Ray data can perform the groupby+map_groups for actors as mentioned in the doc. https://docs.ray.io/en/latest/data/api/doc/ray.data.grouped_data.GroupedData.map_groups.html

Versions / Dependencies

ray 2.8.0

Reproduction script

ray.init(address = "123.123.123.123:6274")
from ray.data import ActorPoolStrategy

ctx = ray.data.context.DatasetContext.get_current()
use_push_based_shuffle = True
num_items = 100001
parallelism = 200
import pandas as pd
import numpy as np
import time

t1 = time.time()
original = ctx.use_push_based_shuffle
ctx.use_push_based_shuffle = use_push_based_shuffle

a = list(reversed(range(num_items)))

shard = int(np.ceil(num_items / parallelism))
b = [1]*1
offset = 0
dfs = []
while offset < num_items:
    dfs.append(
        pd.DataFrame(
            {"a": a[offset : offset + shard], "b": [b]*len(a[offset : offset + shard])}
        )
    )
    offset += shard
if offset < num_items:
    dfs.append(pd.DataFrame({"a": a[offset:], "b": b[offset:]}))
ds = ray.data.from_pandas(dfs)

class DEMO:
    def __init__(self):
        pass

    def __call__(a):
        return a
sorted_ds = ds.groupby(key="a").map_groups(DEMO,num_gpus=0.1,
        batch_size = 1000,
        batch_format  = 'pandas',
        compute=ActorPoolStrategy(min_size=10, max_size=200))
sorted_ds.show(5)
print(f"time used : \n{time.time()-t1}")

Issue Severity

Medium: It is a significant difficulty but I can work around it.
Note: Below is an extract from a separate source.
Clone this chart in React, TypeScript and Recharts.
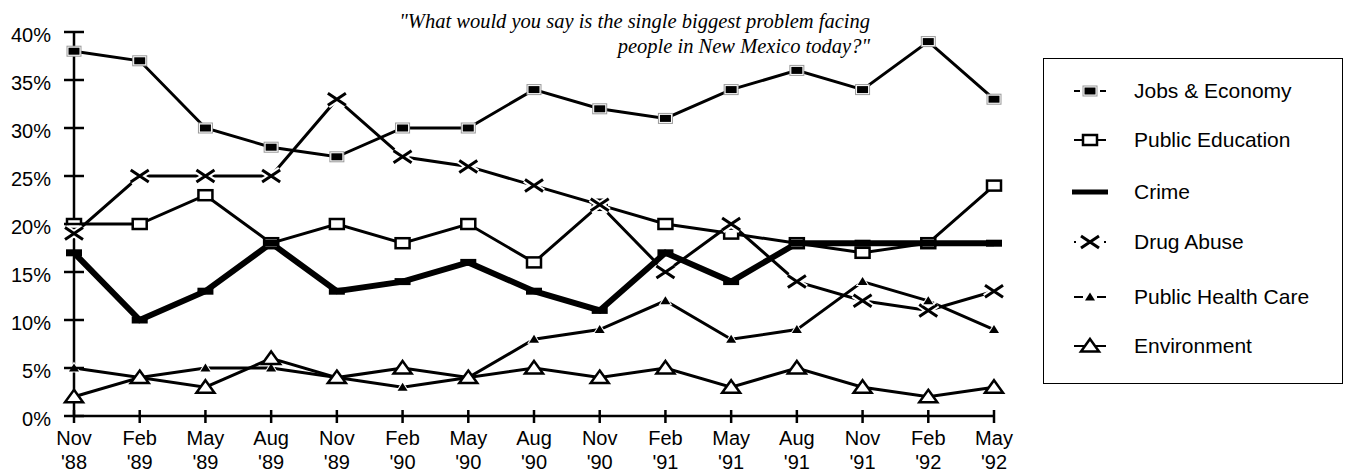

Bye-legumes commented 10 months ago

in ray 2.4.0, the error for the map_group+ actor is same as this one https://github.com/ray-project/ray/issues/26244 tmp

anyscalesam commented 10 months ago

after discussion we should change map_groups() to allow (and require) batch_size iff gpu num is set. @scottjlee to follow up on this change,

Bye-legumes commented 10 months ago

I think it's not only a problem of the gpu + batch_size Currently, I cannot run the map_groups + actor.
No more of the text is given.